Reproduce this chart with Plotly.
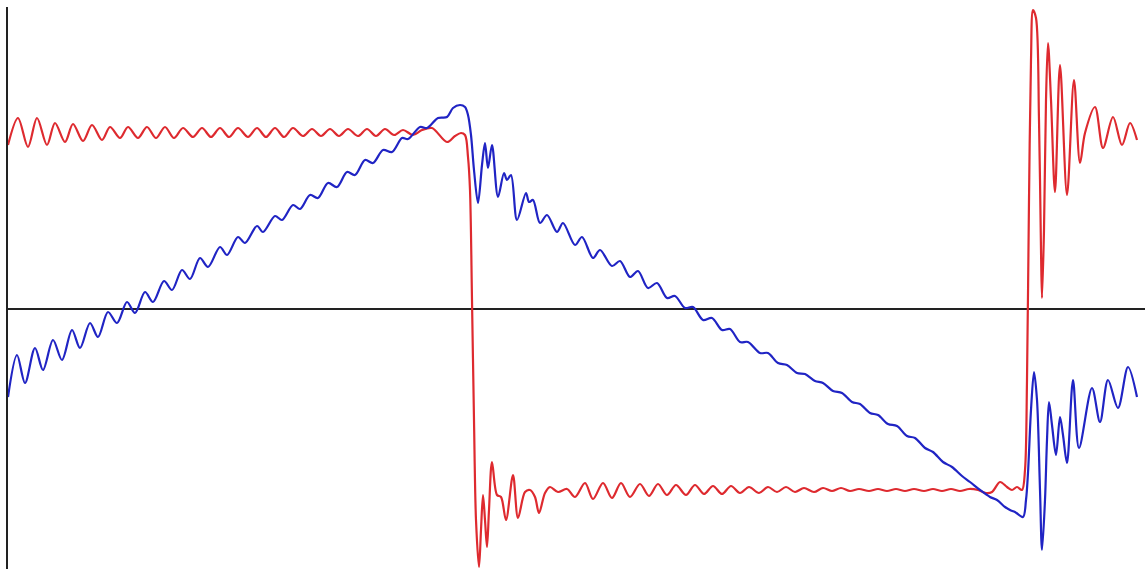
import plotly.graph_objects as go

# Red trace: square-wave partial sum (sample positions and values)
red_t = [8, 18, 28, 37, 47, 55, 65, 73, 83, 92, 102, 110, 120, 128, 138, 147, 156, 165, 174, 183,
         193, 202, 211, 220, 229, 238, 248, 257, 266, 275, 284, 293, 303, 312, 321, 330, 339, 348,
         358, 367, 376, 385, 394, 403, 413, 422, 432, 447, 455, 461, 465, 468, 470, 472, 474, 476,
         479, 481, 483, 485, 487, 489, 492, 497, 501, 506, 513, 518, 525, 530, 535, 539, 545, 550,
         558, 567, 575, 585, 593, 603, 612, 621, 630, 640, 649, 658, 667, 676, 686, 695, 704, 713,
         722, 731, 740, 749, 759, 768, 777, 786, 795, 804, 814, 823, 832, 841, 850, 859, 869, 878,
         887, 896, 905, 914, 924, 933, 942, 951, 960, 969, 978, 986, 992, 1000, 1007, 1012, 1017,
         1022, 1025, 1027, 1029, 1031, 1033, 1036, 1039, 1041, 1042, 1044, 1046, 1048, 1051, 1055,
         1060, 1067, 1074, 1080, 1085, 1095, 1103, 1113, 1122, 1130, 1137]
red_v = [164, 191, 162, 191, 164, 186, 167, 185, 168, 184, 169, 182, 171, 182,
         171, 182, 171, 182, 171, 181, 172, 181, 172, 181, 172, 181, 172, 181, 172, 181,
         172, 181, 173, 180, 173, 180, 173, 180, 173, 180, 173, 180, 174, 179, 174, 179, 181,
         167, 173, 176, 174, 152, 119, 9,
         -111, -211, -258, -221, -186, -211, -238, -201, -153, -186, -188, -211, -166, -209, -183,
         -181, -188, -204, -184, -178, -183, -180, -188, -174, -190,
         -174, -189, -174, -188, -175, -187, -175, -186, -176, -186, -176, -185, -177, -185,
         -177, -184, -178, -184, -178, -183, -178, -183, -179, -183, -179, -182, -179, -182,
         -180, -182, -180, -182, -180, -182, -180, -182, -180, -182, -180, -182, -180,
         -181, -184, -183, -173, -178, -181, -178, -181, -161,
         -71, 109, 249, 299, 291, 189, 59, 11, 79, 209, 266, 209, 117, 244, 114, 229, 146, 176, 202,
         161, 192, 164, 186, 169]

# Blue trace: companion partial sum
blue_t = [8, 17, 25, 35, 43, 53, 62, 72, 80, 90, 98, 108, 117, 127, 135, 145, 153, 164, 172, 182,
          190, 200, 208, 220, 227, 238, 245, 257, 263, 275, 282, 293, 300, 310, 318, 328, 337, 347,
          355, 365, 373, 383, 392, 402, 408, 420, 427, 438, 447, 453, 460, 465, 468, 471, 474, 478,
          482, 485, 488, 492, 498, 504, 507, 511, 517, 526, 529, 533, 540, 547, 557, 563, 575, 582,
          593, 600, 612, 620, 630, 638, 648, 657, 667, 675, 685, 693, 703, 712, 722, 730, 740, 748,
          760, 768, 778, 787, 797, 805, 815, 823, 833, 842, 852, 860, 870, 878, 888, 897, 907, 915,
          925, 933, 943, 952, 962, 970, 980, 990, 997, 1005, 1010, 1015, 1023, 1026, 1028, 1031,
          1034, 1037, 1040, 1042, 1045, 1047, 1049, 1052, 1056, 1060, 1063, 1067, 1073, 1079, 1092,
          1100, 1108, 1118, 1128, 1137]
blue_v = [-88, -46, -74, -39, -61, -31, -51, -21, -39, -14, -28, -3, -14, 7, -4, 17, 7, 28, 19, 39,
          30, 51, 42, 62, 54, 72, 66, 83, 77, 93, 89, 104, 100, 114, 111, 126, 122, 137, 134, 149,
          146, 159, 157, 171, 170, 182, 181, 191, 192, 201, 204, 202, 194, 174, 139, 106, 144, 166,
          141, 164, 112, 136, 129, 134, 89, 116, 107, 109, 86, 94, 77, 86, 64, 72, 51, 59, 43, 48,
          32, 38, 21, 26, 11, 13, 1, 2, -11, -9, -21, -20, -33, -33, -44, -44, -54, -56, -64, -65,
          -72, -74, -82, -84, -93, -95, -104, -106, -115, -117, -127, -129, -139, -143, -153, -158,
          -167, -173, -181, -188, -191, -198, -201, -203, -208, -191, -164, -101, -63, -91, -181,
          -241, -191, -131, -93, -116, -146, -108, -126, -154, -71, -139, -79, -113, -71, -99, -58,
          -88]

fig = go.Figure()
fig.add_trace(go.Scatter(x=red_t, y=red_v, mode="lines",
                         line=dict(color="#de2a2f", width=2.2, shape="spline", smoothing=0.9),
                         hoverinfo="skip"))
fig.add_trace(go.Scatter(x=blue_t, y=blue_v, mode="lines",
                         line=dict(color="#2024c4", width=2.2, shape="spline", smoothing=0.9),
                         hoverinfo="skip"))

fig.update_layout(
    width=1145, height=571,
    margin=dict(l=8, r=0, t=7, b=2),
    paper_bgcolor="white", plot_bgcolor="white",
    showlegend=False,
    xaxis=dict(range=[8, 1145], showgrid=False, zeroline=False, showticklabels=False,
               ticks="", showline=False),
    yaxis=dict(range=[-260, 302], showgrid=False, showticklabels=False, ticks="",
               zeroline=True, zerolinecolor="#222222", zerolinewidth=2,
               showline=True, linecolor="#222222", linewidth=2),
)

fig.write_html("out.html")
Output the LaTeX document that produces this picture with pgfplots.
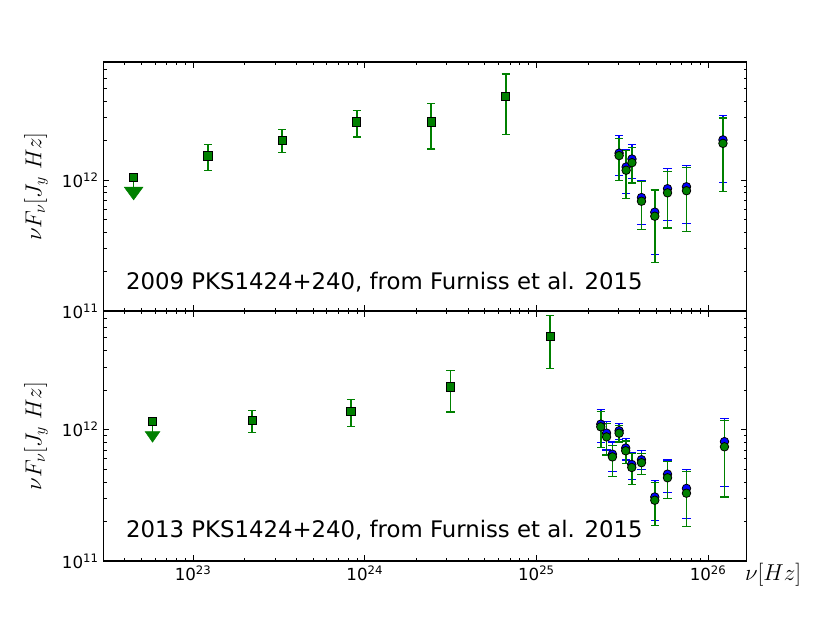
\documentclass[border=0pt]{standalone}
\usepackage{fontspec}
\setmainfont{DejaVu Sans}
\usepackage{pgfplots}
\pgfplotsset{compat=1.18}
\usepackage{pgfplotstable}
\definecolor{mplgreen}{rgb}{0,0.5,0}
\definecolor{mplblue}{rgb}{0,0,1}

% ---------- 2009 data ----------
\pgfplotstableread{
x y ep em
1.22e23 1.53e12 0.33e12 0.34e12
3.3e23 2.02e12 0.41e12 0.39e12
8.97e23 2.79e12 0.64e12 0.65e12
2.44e24 2.79e12 1.09e12 1.06e12
6.62e24 4.37e12 2.10e12 2.15e12
}\topsq
\pgfplotstableread{
x y ep em
3.03e25 1.61e12 0.57e12 0.53e12
3.33e25 1.26e12 0.45e12 0.475e12
3.6e25 1.45e12 0.41e12 0.42e12
4.09e25 7.36e11 2.64e11 2.76e11
4.89e25 5.69e11 2.81e11 2.97e11
5.8e25 8.6e11 3.6e11 3.69e11
7.48e25 8.9e11 4.1e11 4.21e11
1.22e26 2.03e12 1.09e12 1.064e12
}\topblue
\pgfplotstableread{
x y ep em
3.03e25 1.54e12 0.55e12 0.54e12
3.33e25 1.19e12 0.50e12 0.47e12
3.6e25 1.36e12 0.42e12 0.41e12
4.09e25 6.9e11 2.8e11 2.73e11
4.89e25 5.3e11 3.1e11 2.95e11
5.8e25 8.0e11 3.7e11 3.7e11
7.48e25 8.3e11 4.2e11 4.23e11
1.22e26 1.91e12 1.07e12 1.09e12
}\topgreen

% ---------- 2013 data ----------
\pgfplotstableread{
x y ep em
2.21e23 1.17e12 0.23e12 0.22e12
8.3e23 1.37e12 0.32e12 0.32e12
3.16e24 2.11e12 0.71e12 0.75e12
1.2e25 5.15e12 2.23e12 2.24e12
}\botsq
\pgfplotstableread{
x y ep em
2.37e25 1.10e12 0.32e12 0.305e12
2.56e25 9.4e11 2.1e11 2.4e11
2.77e25 6.5e11 1.55e11 1.7e11
3.03e25 9.8e11 1.4e11 1.35e11
3.31e25 7.24e11 1.36e11 1.37e11
3.59e25 5.43e11 1.27e11 1.23e11
4.09e25 5.9e11 1.0e11 0.92e11
4.89e25 3.07e11 1.05e11 1.03e11
5.8e25 4.58e11 1.29e11 1.26e11
7.48e25 3.57e11 1.41e11 1.47e11
1.245e26 8.1e11 4.1e11 4.4e11
}\botblue
\pgfplotstableread{
x y ep em
2.37e25 1.05e12 0.32e12 0.32e12
2.56e25 8.8e11 2.3e11 2.4e11
2.77e25 6.2e11 1.4e11 1.8e11
3.03e25 9.4e11 1.3e11 1.35e11
3.31e25 6.9e11 1.3e11 1.4e11
3.59e25 5.15e11 1.45e11 1.35e11
4.09e25 5.6e11 1.0e11 1.02e11
4.89e25 2.9e11 1.05e11 1.05e11
5.8e25 4.3e11 1.4e11 1.31e11
7.48e25 3.28e11 1.49e11 1.44e11
1.245e26 7.4e11 4.3e11 4.33e11
}\botgreen

\pgfplotsset{
  every axis/.append style={
    xmode=log, ymode=log, scale only axis, width=482.55pt,
    xmin=3e22, xmax=1.68e26, ymin=1e11, ymax=8e12,
    xtick={1e23,1e24,1e25,1e26},
    minor xtick={4e22,5e22,6e22,7e22,8e22,9e22,2e23,3e23,4e23,5e23,6e23,7e23,8e23,9e23,2e24,3e24,4e24,5e24,6e24,7e24,8e24,9e24,2e25,3e25,4e25,5e25,6e25,7e25,8e25,9e25},
    ytick={1e11,1e12},
    minor ytick={2e11,3e11,4e11,5e11,6e11,7e11,8e11,9e11,2e12,3e12,4e12,5e12,6e12,7e12,8e12},
    yticklabels={10\textsuperscript{11},10\textsuperscript{12}},
    tick label style={font=\fontsize{12.5}{15}\selectfont},
    major tick length=4.4pt, minor tick length=2.4pt,
    tick style={black, line width=0.5pt},
    axis line style={line width=0.8pt},
    tick align=inside,
    ylabel={$\nu F_\nu[J_y\ Hz]$},
    ylabel style={font=\fontsize{16.5}{20}\selectfont, at={(axis description cs:-0.1046,0.5)}, anchor=center},
  },
}

\begin{document}
\begin{tikzpicture}
\path[use as bounding box] (0,0) rectangle (622.5pt,467.25pt);

% ---------------- top panel (2009) ----------------
\begin{axis}[at={(77.5pt,420.75pt)}, anchor=north west, height=186.75pt,
  xticklabels={}]
  \addplot[mplgreen, line width=1.2pt] coordinates {(4.5e22,1.05e12) (4.5e22,8.2e11)};
  \addplot[only marks, mark=triangle*, mark size=6.35pt,
    mark options={rotate=180, xscale=1.27, fill=mplgreen, draw=mplgreen}] coordinates {(4.5e22,8.2e11)};
  \addplot[only marks, mark=square*, mark size=3.1pt,
    mark options={fill=mplgreen, draw=black, line width=0.6pt}] coordinates {(4.5e22,1.05e12)};
  \addplot[only marks, mark=square*, mark size=3.1pt,
    mark options={fill=mplgreen, draw=black, line width=0.6pt},
    error bars/.cd, y dir=both, y explicit,
    error bar style={mplgreen, line width=1.3pt},
    error mark options={rotate=90, mark size=3.1pt, line width=0.9pt, mplgreen}]
    table[x=x, y=y, y error plus=ep, y error minus=em] {\topsq};
  \addplot[only marks, mark=*, mark size=3.2pt,
    mark options={fill=mplblue, draw=black, line width=0.6pt},
    error bars/.cd, y dir=both, y explicit,
    error bar style={mplblue, line width=1.3pt},
    error mark options={rotate=90, mark size=3.1pt, line width=0.9pt, mplblue}]
    table[x=x, y=y, y error plus=ep, y error minus=em] {\topblue};
  \addplot[only marks, mark=*, mark size=3.2pt,
    mark options={fill=mplgreen, draw=black, line width=0.6pt},
    error bars/.cd, y dir=both, y explicit,
    error bar style={mplgreen, line width=1.3pt},
    error mark options={rotate=90, mark size=3.1pt, line width=0.9pt, mplgreen}]
    table[x=x, y=y, y error plus=ep, y error minus=em] {\topgreen};
  \node[anchor=base west, font=\fontsize{17.1}{20}\selectfont, inner sep=0pt]
    at (rel axis cs:0.035,0.088) {2009 PKS1424+240, from Furniss et al. 2015};
\end{axis}

% ---------------- bottom panel (2013) ----------------
\begin{axis}[at={(77.5pt,234pt)}, anchor=north west, height=187.5pt,
  xticklabels={10\textsuperscript{23},10\textsuperscript{24},10\textsuperscript{25},10\textsuperscript{26}},
  xlabel={$\nu[Hz]$},
  xlabel style={font=\fontsize{16.5}{20}\selectfont, at={(axis description cs:1.041,-0.056)}, anchor=center}]
  \addplot[mplgreen, line width=1.2pt] coordinates {(5.8e22,1.15e12) (5.8e22,9.08e11)};
  \addplot[only marks, mark=triangle*, mark size=5.3pt,
    mark options={rotate=180, xscale=1.2, fill=mplgreen, draw=mplgreen}] coordinates {(5.8e22,9.08e11)};
  \addplot[only marks, mark=square*, mark size=3.1pt,
    mark options={fill=mplgreen, draw=black, line width=0.6pt}] coordinates {(5.8e22,1.15e12)};
  \addplot[only marks, mark=square*, mark size=3.1pt,
    mark options={fill=mplgreen, draw=black, line width=0.6pt},
    error bars/.cd, y dir=both, y explicit,
    error bar style={mplgreen, line width=1.3pt},
    error mark options={rotate=90, mark size=3.1pt, line width=0.9pt, mplgreen}]
    table[x=x, y=y, y error plus=ep, y error minus=em] {\botsq};
  \addplot[only marks, mark=*, mark size=3.2pt,
    mark options={fill=mplblue, draw=black, line width=0.6pt},
    error bars/.cd, y dir=both, y explicit,
    error bar style={mplblue, line width=1.3pt},
    error mark options={rotate=90, mark size=3.1pt, line width=0.9pt, mplblue}]
    table[x=x, y=y, y error plus=ep, y error minus=em] {\botblue};
  \addplot[only marks, mark=*, mark size=3.2pt,
    mark options={fill=mplgreen, draw=black, line width=0.6pt},
    error bars/.cd, y dir=both, y explicit,
    error bar style={mplgreen, line width=1.3pt},
    error mark options={rotate=90, mark size=3.1pt, line width=0.9pt, mplgreen}]
    table[x=x, y=y, y error plus=ep, y error minus=em] {\botgreen};
  \node[anchor=base west, font=\fontsize{17.1}{20}\selectfont, inner sep=0pt]
    at (rel axis cs:0.035,0.093) {2013 PKS1424+240, from Furniss et al. 2015};
\end{axis}
\end{tikzpicture}
\end{document}
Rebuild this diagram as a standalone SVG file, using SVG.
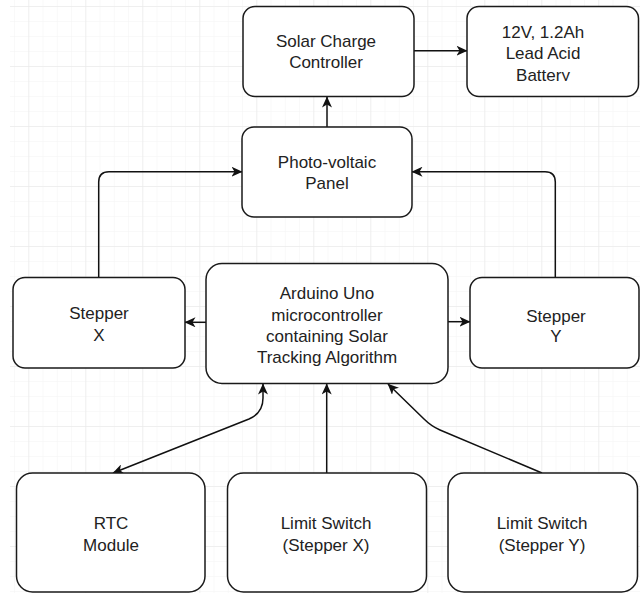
<svg xmlns="http://www.w3.org/2000/svg" width="640" height="593" viewBox="0 0 640 593">
  <style>
    .box { fill: #ffffff; stroke: #1a1a1a; stroke-width: 1.5; }
    .lbl { font-family: "Liberation Sans", Arial, sans-serif; font-size: 17px; fill: #222222; text-anchor: middle; }
    .edge { fill: none; stroke: #111111; stroke-width: 1.5; }
  </style>
  <defs>
    <pattern id="minor" patternUnits="userSpaceOnUse" x="28.3" y="6" width="14.25" height="15">
      <path d="M0,0 V15 M0,0 H14.25" fill="none" stroke="#f3f3f3" stroke-width="1"/>
    </pattern>
    <pattern id="major" patternUnits="userSpaceOnUse" x="28.3" y="6" width="57" height="60">
      <path d="M0,0 V60 M0,0 H57" fill="none" stroke="#e6e6e6" stroke-width="1"/>
    </pattern>
    <marker id="arr" viewBox="0 0 11 10" refX="10.5" refY="5" markerWidth="11" markerHeight="10" markerUnits="userSpaceOnUse" orient="auto-start-reverse">
      <path d="M0,0 L11,5 L0,10 L3,5 Z" fill="#111111"/>
    </marker>
    <clipPath id="batClip">
      <rect x="467" y="6" width="173" height="75"/>
    </clipPath>
  </defs>

  <rect x="0" y="0" width="640" height="593" fill="#ffffff"/>
  <rect x="10" y="0" width="630" height="593" fill="url(#minor)"/>
  <rect x="10" y="0" width="630" height="593" fill="url(#major)"/>

  <g id="connectors">
    <path class="edge" d="M414,50.7 L467,50.7" marker-end="url(#arr)"/>
    <path class="edge" d="M327,127 L327,97" marker-end="url(#arr)"/>
    <path class="edge" d="M98.7,277 L98.7,182 Q98.7,171.7 109,171.7 L242,171.7" marker-end="url(#arr)"/>
    <path class="edge" d="M555.3,277 L555.3,182 Q555.3,171.7 545,171.7 L412,171.7" marker-end="url(#arr)"/>
    <path class="edge" d="M206,322.3 L185,322.3" marker-end="url(#arr)"/>
    <path class="edge" d="M448,321.7 L470,321.7" marker-end="url(#arr)"/>
    <path class="edge" d="M113,473 L249,419 Q263,413 263,398 L263,384" marker-start="url(#arr)" marker-end="url(#arr)"/>
    <path class="edge" d="M326.7,473 L326.7,384" marker-end="url(#arr)"/>
    <path class="edge" d="M542,473 L440,430 Q431,426 424,419 L388,384" marker-end="url(#arr)"/>
  </g>

  <g id="solar-charge-controller">
    <rect class="box" x="243" y="6.5" width="171" height="90" rx="12"/>
    <text class="lbl" x="326" y="46.5">Solar Charge</text>
    <text class="lbl" x="326" y="68.3">Controller</text>
  </g>

  <g id="battery">
    <rect class="box" x="467" y="6.5" width="171.5" height="90" rx="12"/>
    <g clip-path="url(#batClip)">
      <text class="lbl" x="543" y="38">12V, 1.2Ah</text>
      <text class="lbl" x="543" y="59">Lead Acid</text>
      <text class="lbl" x="543" y="80.5">Battery</text>
    </g>
  </g>

  <g id="pv-panel">
    <rect class="box" x="242" y="127" width="170" height="90" rx="12"/>
    <text class="lbl" x="327" y="167.8">Photo-voltaic</text>
    <text class="lbl" x="327" y="189.4">Panel</text>
  </g>

  <g id="stepper-x">
    <rect class="box" x="13" y="277.5" width="172" height="90.5" rx="12"/>
    <text class="lbl" x="99" y="318.9">Stepper</text>
    <text class="lbl" x="99" y="340.5">X</text>
  </g>

  <g id="arduino">
    <rect class="box" x="206" y="263.5" width="242" height="120" rx="16"/>
    <text class="lbl" x="327" y="299">Arduino Uno</text>
    <text class="lbl" x="327" y="320.5">microcontroller</text>
    <text class="lbl" x="327" y="342">containing Solar</text>
    <text class="lbl" x="327" y="363">Tracking Algorithm</text>
  </g>

  <g id="stepper-y">
    <rect class="box" x="470" y="277.5" width="169" height="90.5" rx="12"/>
    <text class="lbl" x="556" y="321.5">Stepper</text>
    <text class="lbl" x="556" y="342.2">Y</text>
  </g>

  <g id="rtc-module">
    <rect class="box" x="16.5" y="473" width="188.5" height="119" rx="16"/>
    <text class="lbl" x="111" y="529">RTC</text>
    <text class="lbl" x="111" y="551">Module</text>
  </g>

  <g id="limit-switch-x">
    <rect class="box" x="227.5" y="473" width="199" height="119" rx="16"/>
    <text class="lbl" x="326" y="529">Limit Switch</text>
    <text class="lbl" x="326" y="551">(Stepper X)</text>
  </g>

  <g id="limit-switch-y">
    <rect class="box" x="448" y="473" width="189.5" height="119" rx="16"/>
    <text class="lbl" x="542" y="529">Limit Switch</text>
    <text class="lbl" x="542" y="551">(Stepper Y)</text>
  </g>
</svg>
::::::::
> **Written problem**
Return the material line for line, from its beginning to the line that contains "import plotly.graph_objects as go", with the pictures left out.

> **Exercise solution**
Reproduce this chart with Plotly.
import plotly.graph_objects as go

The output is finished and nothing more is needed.